I’m a big fan of the Children of Men, the movie, so when I saw the audiobook at my local library, I grabbed it. Probably 90% of the time someone compares a movie and the book it was based on, they’re going to think the book is better. It’s just the nature of written and filmed works that you can’t pack the same detail into a film as you can a novel. But at least for me, The Children of Men is one case where the movie was better than the book, much better.

Both the book and the movie share the same basic outline, and some of the same characters. About 20 years previous, babies stopped being born, as all males in the world became infertile. In that time, society has changed, become authoritarian, and dissident groups have sprung up to protest the increasing power of the government.

But while the plot of the movie seemed to make perfect sense, that of the book kept me wondering how or why things were happening the way they were. For example, characters fall in love after meeting each other only a few times for a few minutes, and I couldn’t understand why so much emphasis was being placed on the child, when it seemed to me that the father of the baby would be much more important. If the child was a girl, then what? There would still be no way of propogating the human race, and even if it was a boy, they’d have to wait 13 or so years for him to be able start attempting to produce offspring.

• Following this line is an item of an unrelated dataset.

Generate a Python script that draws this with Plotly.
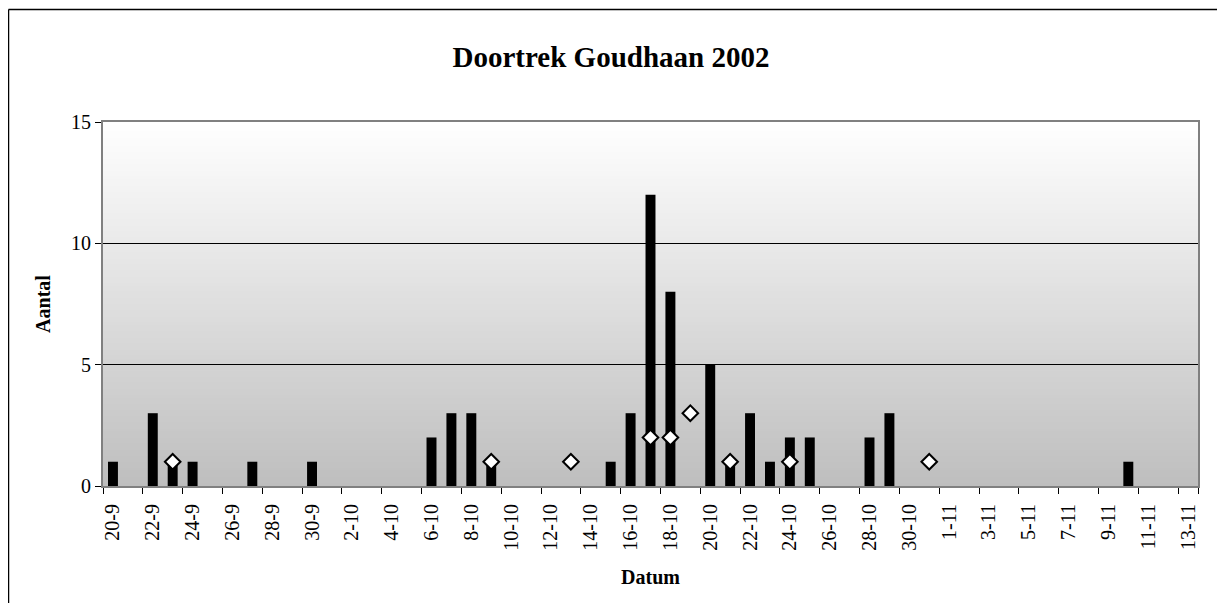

And in any case, is one human male, when paired with an unlimited number of females, enough to re-start the race? Wouldn’t that involve a lot of inbreeding? So the fact that a woman is pregnant is definitely cause for celebration, but it really only matters if other males are becoming fertile again as well. The movie is able to sidestep these issues by simply stating that the father is unknown, and focusing on the child as a miracle in itself, not necessarily as hope for the human race to survive.

The book is also very different from the film in that it’s not anywhere near as action oriented. A third of the way through the book basically nothing has happened. It’s full of backstory between Theo and his cousin, Xan, who has now become Warden of England, and their childhood together. It is Xan who wants the child for himself, to cement his power as leader, and Theo must overcome his feelings of friendship for his cousin and protect the baby.

I don’t want to make it sound like the book is horrible, it’s really pretty good; I had no problems sticking with it to the end. But just be warned that if you go into it having already seen the film, don’t expect the book to be similar, or you may find yourself disappointed.